═══ Records to process
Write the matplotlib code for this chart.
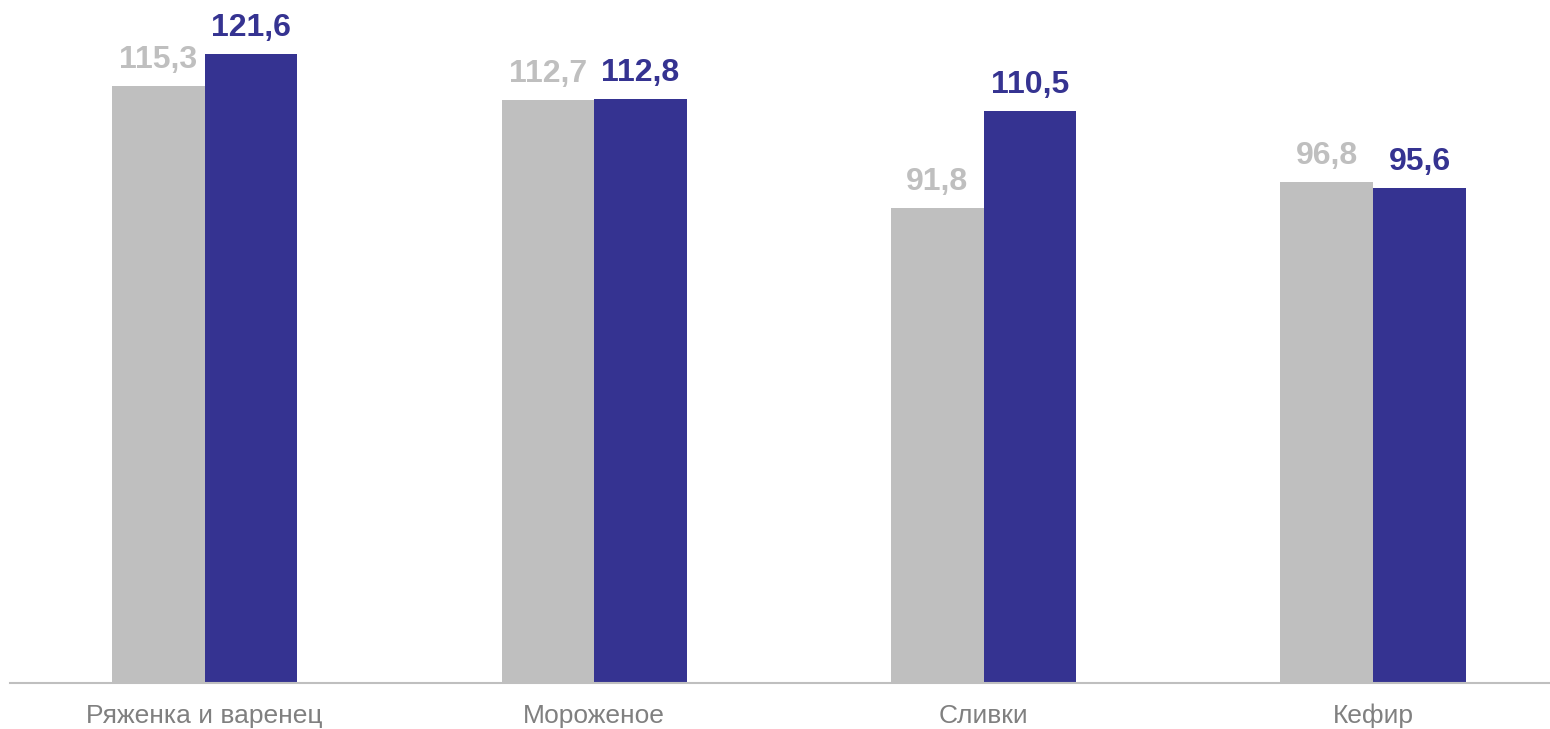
import matplotlib.pyplot as plt
import numpy as np

plt.rcParams['font.family'] = ['Liberation Sans', 'DejaVu Sans']

# Данные
categories = ['Ряженка и варенец', 'Мороженое', 'Сливки', 'Кефир']
series_grey = [115.3, 112.7, 91.8, 96.8]
series_blue = [121.6, 112.8, 110.5, 95.6]

grey = '#bfbfbf'
blue = '#353391'

fig = plt.figure(figsize=(15.5, 7.29), dpi=100)
ax = fig.add_axes([10 / 1550, 1 - 683 / 729, 1540 / 1550, 683 / 729])

x = np.arange(len(categories))
w = 0.238
b1 = ax.bar(x - w / 2, series_grey, w, color=grey)
b2 = ax.bar(x + w / 2, series_blue, w, color=blue)

def fmt(v):
    return f'{v:.1f}'.replace('.', ',')

ax.bar_label(b1, labels=[fmt(v) for v in series_grey], padding=8,
             color=grey, fontsize=23, fontweight='bold')
ax.bar_label(b2, labels=[fmt(v) for v in series_blue], padding=8,
             color=blue, fontsize=23, fontweight='bold')

ax.set_xlim(-0.5, 3.454)
ax.set_ylim(0, 132)
ax.set_xticks(x)
ax.set_xticklabels(categories, fontsize=19, color='#808080')
ax.tick_params(axis='x', length=0, pad=15)
ax.set_yticks([])
for s in ['top', 'right', 'left']:
    ax.spines[s].set_visible(False)
ax.spines['bottom'].set_color('#bfbfbf')
ax.spines['bottom'].set_linewidth(1.5)

fig.savefig('out.png', dpi=100)
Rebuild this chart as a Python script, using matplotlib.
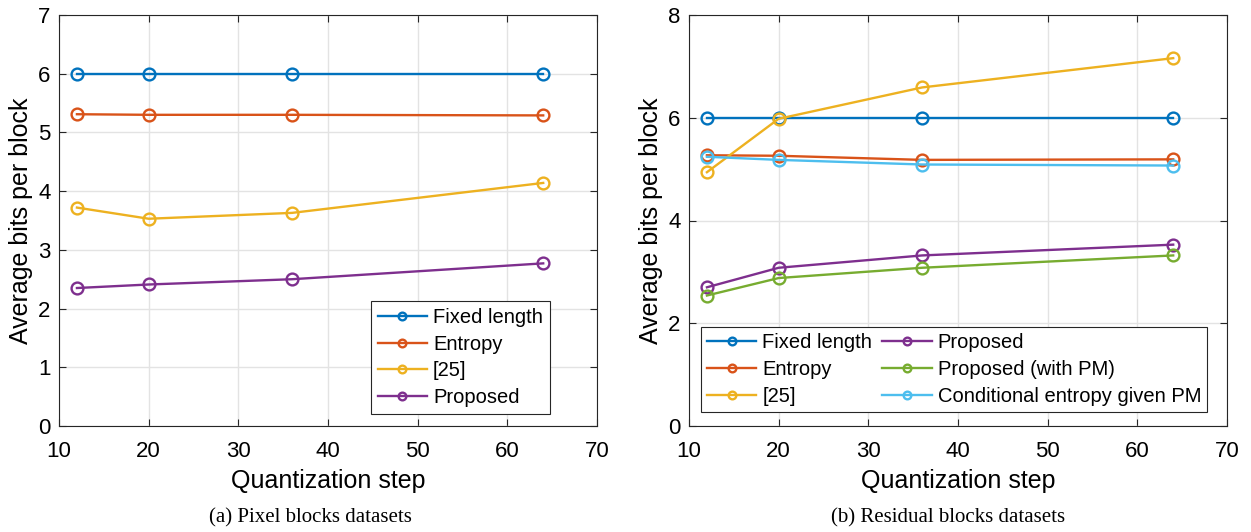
import numpy as np
import matplotlib.pyplot as plt

plt.rcParams['font.family'] = ['Liberation Sans', 'DejaVu Sans']

# Данные ---------------------------------------------------------------
steps = [12, 20, 36, 64]

# (a) Pixel blocks
pix_fixed = [6.0, 6.0, 6.0, 6.0]
pix_entropy = [5.31, 5.30, 5.30, 5.29]
pix_ref25 = [3.72, 3.53, 3.63, 4.14]
pix_proposed = [2.35, 2.41, 2.50, 2.77]

# (b) Residual blocks
res_fixed = [6.0, 6.0, 6.0, 6.0]
res_entropy = [5.27, 5.26, 5.18, 5.19]
res_ref25 = [4.94, 5.98, 6.59, 7.16]
res_proposed = [2.70, 3.08, 3.32, 3.53]
res_proposed_pm = [2.54, 2.88, 3.08, 3.32]
res_cond = [5.24, 5.18, 5.09, 5.07]

# MATLAB colors
c_blue = '#0072BD'
c_orange = '#D95319'
c_yellow = '#EDB120'
c_purple = '#7E2F8E'
c_green = '#77AC30'
c_cyan = '#4DBEEE'

style = dict(marker='o', markerfacecolor='none', markersize=8.5,
             markeredgewidth=1.7, linewidth=1.7)

W, H = 1251, 532
fig = plt.figure(figsize=(W / 100, H / 100), dpi=100)
# оси в пикселях: x 59..597 / 689..1227, y 15..426
ax1 = fig.add_axes([59 / W, (H - 426) / H, 538 / W, 411 / H])
ax2 = fig.add_axes([689 / W, (H - 426) / H, 538 / W, 411 / H])

ax1.plot(steps, pix_fixed, color=c_blue, label='Fixed length', **style)
ax1.plot(steps, pix_entropy, color=c_orange, label='Entropy', **style)
ax1.plot(steps, pix_ref25, color=c_yellow, label='[25]', **style)
ax1.plot(steps, pix_proposed, color=c_purple, label='Proposed', **style)
ax1.set_ylim(0, 7)
ax1.set_yticks(range(0, 8))

ax2.plot(steps, res_fixed, color=c_blue, label='Fixed length', **style)
ax2.plot(steps, res_entropy, color=c_orange, label='Entropy', **style)
ax2.plot(steps, res_ref25, color=c_yellow, label='[25]', **style)
ax2.plot(steps, res_proposed, color=c_purple, label='Proposed', **style)
ax2.plot(steps, res_proposed_pm, color=c_green, label='Proposed (with PM)', **style)
ax2.plot(steps, res_cond, color=c_cyan, label='Conditional entropy given PM', **style)
ax2.set_ylim(0, 8)
ax2.set_yticks(range(0, 9, 2))

for ax in (ax1, ax2):
    ax.set_xlim(10, 70)
    ax.set_xticks(range(10, 71, 10))
    ax.grid(True, color='#e3e3e3', linewidth=1)
    ax.set_axisbelow(True)
    ax.tick_params(direction='in', top=True, right=True, labelsize=16,
                   length=5, color='#262626')
    ax.tick_params(axis='x', pad=11)
    ax.tick_params(axis='y', pad=6)
    for s in ax.spines.values():
        s.set_color('#262626')
        s.set_linewidth(0.8)
    ax.set_xlabel('Quantization step', fontsize=18, labelpad=5)
    ax.set_ylabel('Average bits per block', fontsize=18, labelpad=4)

leg_kw = dict(fontsize=14.5, fancybox=False, edgecolor='#262626',
              framealpha=1, handlelength=2.45, handletextpad=0.3,
              borderaxespad=0, markerscale=0.65)

leg1 = ax1.legend(loc='lower right', bbox_to_anchor=(0.9126, 0.029),
                  labelspacing=0.38, borderpad=0.35, **leg_kw)
leg1.get_frame().set_linewidth(0.8)

leg2 = ax2.legend(loc='lower left', bbox_to_anchor=(0.0223, 0.034), ncol=2,
                  labelspacing=0.4, columnspacing=0.5, borderpad=0.3,
                  **leg_kw)
leg2.get_frame().set_linewidth(0.8)

fig.text(0.248, 0.026, '(a) Pixel blocks datasets', ha='center', va='center',
         fontsize=15, family=['Liberation Serif', 'DejaVu Serif'])
fig.text(0.758, 0.026, '(b) Residual blocks datasets', ha='center', va='center',
         fontsize=15, family=['Liberation Serif', 'DejaVu Serif'])

fig.savefig('out.png', dpi=100)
══════
#### [Problem description]
Pictures stay out; reproduce every line of the records exactly.

#### [Reply]
Write the matplotlib code for this chart.
import matplotlib.pyplot as plt
import numpy as np

plt.rcParams['font.family'] = ['Liberation Sans', 'DejaVu Sans']

# Данные
categories = ['Ряженка и варенец', 'Мороженое', 'Сливки', 'Кефир']
series_grey = [115.3, 112.7, 91.8, 96.8]
series_blue = [121.6, 112.8, 110.5, 95.6]

grey = '#bfbfbf'
blue = '#353391'

fig = plt.figure(figsize=(15.5, 7.29), dpi=100)
ax = fig.add_axes([10 / 1550, 1 - 683 / 729, 1540 / 1550, 683 / 729])

x = np.arange(len(categories))
w = 0.238
b1 = ax.bar(x - w / 2, series_grey, w, color=grey)
b2 = ax.bar(x + w / 2, series_blue, w, color=blue)

def fmt(v):
    return f'{v:.1f}'.replace('.', ',')

ax.bar_label(b1, labels=[fmt(v) for v in series_grey], padding=8,
             color=grey, fontsize=23, fontweight='bold')
ax.bar_label(b2, labels=[fmt(v) for v in series_blue], padding=8,
             color=blue, fontsize=23, fontweight='bold')

ax.set_xlim(-0.5, 3.454)
ax.set_ylim(0, 132)
ax.set_xticks(x)
ax.set_xticklabels(categories, fontsize=19, color='#808080')
ax.tick_params(axis='x', length=0, pad=15)
ax.set_yticks([])
for s in ['top', 'right', 'left']:
    ax.spines[s].set_visible(False)
ax.spines['bottom'].set_color('#bfbfbf')
ax.spines['bottom'].set_linewidth(1.5)

fig.savefig('out.png', dpi=100)
Rebuild this chart as a Python script, using matplotlib.
import numpy as np
import matplotlib.pyplot as plt

plt.rcParams['font.family'] = ['Liberation Sans', 'DejaVu Sans']

# Данные ---------------------------------------------------------------
steps = [12, 20, 36, 64]

# (a) Pixel blocks
pix_fixed = [6.0, 6.0, 6.0, 6.0]
pix_entropy = [5.31, 5.30, 5.30, 5.29]
pix_ref25 = [3.72, 3.53, 3.63, 4.14]
pix_proposed = [2.35, 2.41, 2.50, 2.77]

# (b) Residual blocks
res_fixed = [6.0, 6.0, 6.0, 6.0]
res_entropy = [5.27, 5.26, 5.18, 5.19]
res_ref25 = [4.94, 5.98, 6.59, 7.16]
res_proposed = [2.70, 3.08, 3.32, 3.53]
res_proposed_pm = [2.54, 2.88, 3.08, 3.32]
res_cond = [5.24, 5.18, 5.09, 5.07]

# MATLAB colors
c_blue = '#0072BD'
c_orange = '#D95319'
c_yellow = '#EDB120'
c_purple = '#7E2F8E'
c_green = '#77AC30'
c_cyan = '#4DBEEE'

style = dict(marker='o', markerfacecolor='none', markersize=8.5,
             markeredgewidth=1.7, linewidth=1.7)

W, H = 1251, 532
fig = plt.figure(figsize=(W / 100, H / 100), dpi=100)
# оси в пикселях: x 59..597 / 689..1227, y 15..426
ax1 = fig.add_axes([59 / W, (H - 426) / H, 538 / W, 411 / H])
ax2 = fig.add_axes([689 / W, (H - 426) / H, 538 / W, 411 / H])

ax1.plot(steps, pix_fixed, color=c_blue, label='Fixed length', **style)
ax1.plot(steps, pix_entropy, color=c_orange, label='Entropy', **style)
ax1.plot(steps, pix_ref25, color=c_yellow, label='[25]', **style)
ax1.plot(steps, pix_proposed, color=c_purple, label='Proposed', **style)
ax1.set_ylim(0, 7)
ax1.set_yticks(range(0, 8))

ax2.plot(steps, res_fixed, color=c_blue, label='Fixed length', **style)
ax2.plot(steps, res_entropy, color=c_orange, label='Entropy', **style)
ax2.plot(steps, res_ref25, color=c_yellow, label='[25]', **style)
ax2.plot(steps, res_proposed, color=c_purple, label='Proposed', **style)
ax2.plot(steps, res_proposed_pm, color=c_green, label='Proposed (with PM)', **style)
ax2.plot(steps, res_cond, color=c_cyan, label='Conditional entropy given PM', **style)
ax2.set_ylim(0, 8)
ax2.set_yticks(range(0, 9, 2))

for ax in (ax1, ax2):
    ax.set_xlim(10, 70)
    ax.set_xticks(range(10, 71, 10))
    ax.grid(True, color='#e3e3e3', linewidth=1)
    ax.set_axisbelow(True)
    ax.tick_params(direction='in', top=True, right=True, labelsize=16,
                   length=5, color='#262626')
    ax.tick_params(axis='x', pad=11)
    ax.tick_params(axis='y', pad=6)
    for s in ax.spines.values():
        s.set_color('#262626')
        s.set_linewidth(0.8)
    ax.set_xlabel('Quantization step', fontsize=18, labelpad=5)
    ax.set_ylabel('Average bits per block', fontsize=18, labelpad=4)

leg_kw = dict(fontsize=14.5, fancybox=False, edgecolor='#262626',
              framealpha=1, handlelength=2.45, handletextpad=0.3,
              borderaxespad=0, markerscale=0.65)

leg1 = ax1.legend(loc='lower right', bbox_to_anchor=(0.9126, 0.029),
                  labelspacing=0.38, borderpad=0.35, **leg_kw)
leg1.get_frame().set_linewidth(0.8)

leg2 = ax2.legend(loc='lower left', bbox_to_anchor=(0.0223, 0.034), ncol=2,
                  labelspacing=0.4, columnspacing=0.5, borderpad=0.3,
                  **leg_kw)
leg2.get_frame().set_linewidth(0.8)

fig.text(0.248, 0.026, '(a) Pixel blocks datasets', ha='center', va='center',
         fontsize=15, family=['Liberation Serif', 'DejaVu Serif'])
fig.text(0.758, 0.026, '(b) Residual blocks datasets', ha='center', va='center',
         fontsize=15, family=['Liberation Serif', 'DejaVu Serif'])

fig.savefig('out.png', dpi=100)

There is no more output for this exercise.